Your goal: Set down the material below word for word, excluding the pictures.

Information supplied:

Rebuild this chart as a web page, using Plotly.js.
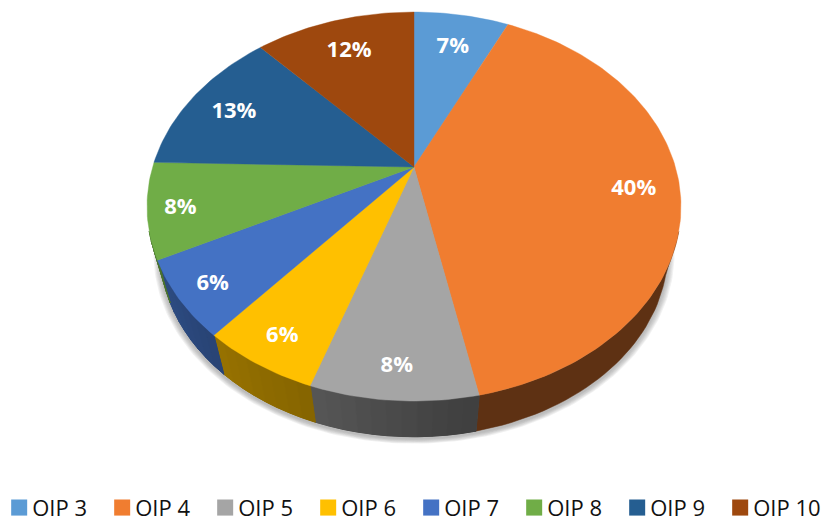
<!DOCTYPE html>
<html>
<head>
<meta charset="utf-8">
<script src="https://cdn.plot.ly/plotly-3.0.1.min.js"></script>
<style>html,body{margin:0;padding:0;background:#fff}#chart{width:824px;height:522px}</style>
</head>
<body>
<div id="chart"></div>
<script>
const categories = ['OIP 3','OIP 4','OIP 5','OIP 6','OIP 7','OIP 8','OIP 9','OIP 10'];
const shares = [7, 39.8, 8.4, 6, 6.3, 7.9, 12.8, 11.8];
const colors = ['#5b9bd5','#f07d30','#a5a5a5','#ffc000','#4472c4','#70ad47','#255e91','#9e480e'];

// Projection of the tilted disc, in pixels
const apex = {x:414, y:167}, A = 261.4, B = 186.5, K = 0.2033;
const project = (th, r) => {
  const u = r*Math.sin(th), v = r*Math.cos(th), w = 1 + K*v;
  return [apex.x + A*u/w, apex.y - B*v/w];
};
const lower = p => [apex.x + 0.95*(p[0]-apex.x), 55.7 + 0.95*p[1]];
const TAU = 2*Math.PI;
const total = shares.reduce((a,b)=>a+b,0);
let acc = 0;
const spans = shares.map(s => { const a = acc/total*TAU; acc += s; return [a, acc/total*TAU]; });
const arc = (a,b,step=0.02) => { const n = Math.max(2,Math.ceil((b-a)/step)), o=[]; for(let i=0;i<=n;i++) o.push(a+(b-a)*i/n); return o; };
const shadeAt = th => th < 3.0 ? 0.39 : th < 3.456 ? 0.39+(th-3)*0.285 : Math.min(0.66, 0.52+(th-3.456)*0.19);
const dark = (hex,f) => { const n=parseInt(hex.slice(1),16); return `rgb(${Math.round((n>>16)*f)},${Math.round(((n>>8)&255)*f)},${Math.round((n&255)*f)})`; };
const poly = (pts,col,lw,extra) => Object.assign({type:'scatter',mode:'lines',fill:'toself',fillcolor:col,
  line:{width:lw,color:col},x:pts.map(p=>p[0]),y:pts.map(p=>p[1]),showlegend:false,hoverinfo:'skip'},extra||{});

const traces = [];
// soft shadow below the rim
for (let i=0;i<6;i++){
  const pts = arc(0,TAU).map(t=>lower(project(t,1)));
  const s = 1 + (6-i)*0.0045, cx=apex.x, cy=253;
  traces.push(poly(pts.map(p=>[cx+(p[0]-cx)*s, cy+(p[1]-cy)*s+2]),'rgba(120,120,120,0.10)',0));
}
// rim: only the part that can show, a base band per slice, then shaded strips where the shade changes
const rimFrom = 1.9, rimTo = TAU-1.9;
spans.forEach((sp,i)=>{
  const from = Math.max(sp[0],rimFrom), to = Math.min(sp[1],rimTo);
  if (to <= from) return;
  const ts = arc(from,to,0.03);
  const mid = (from+to)/2;
  const band = [...ts.map(t=>project(t,1)),...ts.slice().reverse().map(t=>lower(project(t,1)))];
  traces.push(poly([...band,band[0]],dark(colors[i],shadeAt(mid)),0.5));
  if (to > 3.0 && from < 4.9) {
    const st = arc(Math.max(from,2.8),Math.min(to,4.9),0.05);
    for(let j=0;j<st.length-1;j++){
      const a=project(st[j],1), b=project(st[j+1],1), c=lower(b), d=lower(a);
      traces.push(poly([a,b,c,d,a],dark(colors[i],shadeAt((st[j]+st[j+1])/2)),1));
    }
  }
});
// top faces
spans.forEach((sp,i)=>{
  const pts=[project(0,0),...arc(sp[0],sp[1]).map(t=>project(t,1)),project(0,0)];
  traces.push(poly(pts,colors[i],0.4,{name:categories[i],hoverinfo:'name+text',text:Math.round(shares[i])+'%'}));
});
// value labels
const mids = spans.map(s=>(s[0]+s[1])/2);
const labelRadius = t => 0.825-0.04*Math.cos(t) + (Math.cos(t)<0 && Math.sin(t)<0 ? 0.05*Math.pow(-Math.sin(t),3) : 0);
const lab = mids.map(t=>project(t,labelRadius(t)));
traces.push({type:'scatter',mode:'text',x:lab.map(p=>p[0]),y:lab.map(p=>p[1]+4),
  text:shares.map(s=>Math.round(s)+'%'),textposition:'middle center',
  textfont:{family:'"Open Sans", sans-serif',size:22,color:'#fff',weight:700},showlegend:false,hoverinfo:'skip'});
// legend entries
categories.forEach((c,i)=>traces.push({type:'scatter',mode:'markers',x:[null],y:[null],name:c,
  marker:{symbol:'square',size:16,color:colors[i]},hoverinfo:'skip'}));

const layout = {
  width:824,height:522,margin:{l:0,r:0,t:0,b:0,autoexpand:false},paper_bgcolor:'#fff',plot_bgcolor:'#fff',
  xaxis:{range:[0,824],visible:false,fixedrange:true},
  yaxis:{range:[522,0],visible:false,fixedrange:true},
  showlegend:true,
  legend:{orientation:'h',x:-0.001,xanchor:'left',y:-0.013,yanchor:'bottom',entrywidth:58,entrywidthmode:'pixels',
    font:{family:'"Open Sans", sans-serif',size:22,color:'#111'},bgcolor:'rgba(0,0,0,0)',itemclick:false,itemdoubleclick:false}
};
Plotly.newPlot('chart',traces,layout,{displayModeBar:false}).then(()=>{
  // the legend text sits closer to its swatch in this chart
  document.querySelectorAll('.legend text.legendtext').forEach(t=>t.setAttribute('x',+t.getAttribute('x')-7));
});
</script>
</body>
</html>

Finished task:
Rebuild this chart as a web page, using Plotly.js.
<!DOCTYPE html>
<html>
<head>
<meta charset="utf-8">
<script src="https://cdn.plot.ly/plotly-3.0.1.min.js"></script>
<style>html,body{margin:0;padding:0;background:#fff}#chart{width:824px;height:522px}</style>
</head>
<body>
<div id="chart"></div>
<script>
const categories = ['OIP 3','OIP 4','OIP 5','OIP 6','OIP 7','OIP 8','OIP 9','OIP 10'];
const shares = [7, 39.8, 8.4, 6, 6.3, 7.9, 12.8, 11.8];
const colors = ['#5b9bd5','#f07d30','#a5a5a5','#ffc000','#4472c4','#70ad47','#255e91','#9e480e'];

// Projection of the tilted disc, in pixels
const apex = {x:414, y:167}, A = 261.4, B = 186.5, K = 0.2033;
const project = (th, r) => {
  const u = r*Math.sin(th), v = r*Math.cos(th), w = 1 + K*v;
  return [apex.x + A*u/w, apex.y - B*v/w];
};
const lower = p => [apex.x + 0.95*(p[0]-apex.x), 55.7 + 0.95*p[1]];
const TAU = 2*Math.PI;
const total = shares.reduce((a,b)=>a+b,0);
let acc = 0;
const spans = shares.map(s => { const a = acc/total*TAU; acc += s; return [a, acc/total*TAU]; });
const arc = (a,b,step=0.02) => { const n = Math.max(2,Math.ceil((b-a)/step)), o=[]; for(let i=0;i<=n;i++) o.push(a+(b-a)*i/n); return o; };
const shadeAt = th => th < 3.0 ? 0.39 : th < 3.456 ? 0.39+(th-3)*0.285 : Math.min(0.66, 0.52+(th-3.456)*0.19);
const dark = (hex,f) => { const n=parseInt(hex.slice(1),16); return `rgb(${Math.round((n>>16)*f)},${Math.round(((n>>8)&255)*f)},${Math.round((n&255)*f)})`; };
const poly = (pts,col,lw,extra) => Object.assign({type:'scatter',mode:'lines',fill:'toself',fillcolor:col,
  line:{width:lw,color:col},x:pts.map(p=>p[0]),y:pts.map(p=>p[1]),showlegend:false,hoverinfo:'skip'},extra||{});

const traces = [];
// soft shadow below the rim
for (let i=0;i<6;i++){
  const pts = arc(0,TAU).map(t=>lower(project(t,1)));
  const s = 1 + (6-i)*0.0045, cx=apex.x, cy=253;
  traces.push(poly(pts.map(p=>[cx+(p[0]-cx)*s, cy+(p[1]-cy)*s+2]),'rgba(120,120,120,0.10)',0));
}
// rim: only the part that can show, a base band per slice, then shaded strips where the shade changes
const rimFrom = 1.9, rimTo = TAU-1.9;
spans.forEach((sp,i)=>{
  const from = Math.max(sp[0],rimFrom), to = Math.min(sp[1],rimTo);
  if (to <= from) return;
  const ts = arc(from,to,0.03);
  const mid = (from+to)/2;
  const band = [...ts.map(t=>project(t,1)),...ts.slice().reverse().map(t=>lower(project(t,1)))];
  traces.push(poly([...band,band[0]],dark(colors[i],shadeAt(mid)),0.5));
  if (to > 3.0 && from < 4.9) {
    const st = arc(Math.max(from,2.8),Math.min(to,4.9),0.05);
    for(let j=0;j<st.length-1;j++){
      const a=project(st[j],1), b=project(st[j+1],1), c=lower(b), d=lower(a);
      traces.push(poly([a,b,c,d,a],dark(colors[i],shadeAt((st[j]+st[j+1])/2)),1));
    }
  }
});
// top faces
spans.forEach((sp,i)=>{
  const pts=[project(0,0),...arc(sp[0],sp[1]).map(t=>project(t,1)),project(0,0)];
  traces.push(poly(pts,colors[i],0.4,{name:categories[i],hoverinfo:'name+text',text:Math.round(shares[i])+'%'}));
});
// value labels
const mids = spans.map(s=>(s[0]+s[1])/2);
const labelRadius = t => 0.825-0.04*Math.cos(t) + (Math.cos(t)<0 && Math.sin(t)<0 ? 0.05*Math.pow(-Math.sin(t),3) : 0);
const lab = mids.map(t=>project(t,labelRadius(t)));
traces.push({type:'scatter',mode:'text',x:lab.map(p=>p[0]),y:lab.map(p=>p[1]+4),
  text:shares.map(s=>Math.round(s)+'%'),textposition:'middle center',
  textfont:{family:'"Open Sans", sans-serif',size:22,color:'#fff',weight:700},showlegend:false,hoverinfo:'skip'});
// legend entries
categories.forEach((c,i)=>traces.push({type:'scatter',mode:'markers',x:[null],y:[null],name:c,
  marker:{symbol:'square',size:16,color:colors[i]},hoverinfo:'skip'}));

const layout = {
  width:824,height:522,margin:{l:0,r:0,t:0,b:0,autoexpand:false},paper_bgcolor:'#fff',plot_bgcolor:'#fff',
  xaxis:{range:[0,824],visible:false,fixedrange:true},
  yaxis:{range:[522,0],visible:false,fixedrange:true},
  showlegend:true,
  legend:{orientation:'h',x:-0.001,xanchor:'left',y:-0.013,yanchor:'bottom',entrywidth:58,entrywidthmode:'pixels',
    font:{family:'"Open Sans", sans-serif',size:22,color:'#111'},bgcolor:'rgba(0,0,0,0)',itemclick:false,itemdoubleclick:false}
};
Plotly.newPlot('chart',traces,layout,{displayModeBar:false}).then(()=>{
  // the legend text sits closer to its swatch in this chart
  document.querySelectorAll('.legend text.legendtext').forEach(t=>t.setAttribute('x',+t.getAttribute('x')-7));
});
</script>
</body>
</html>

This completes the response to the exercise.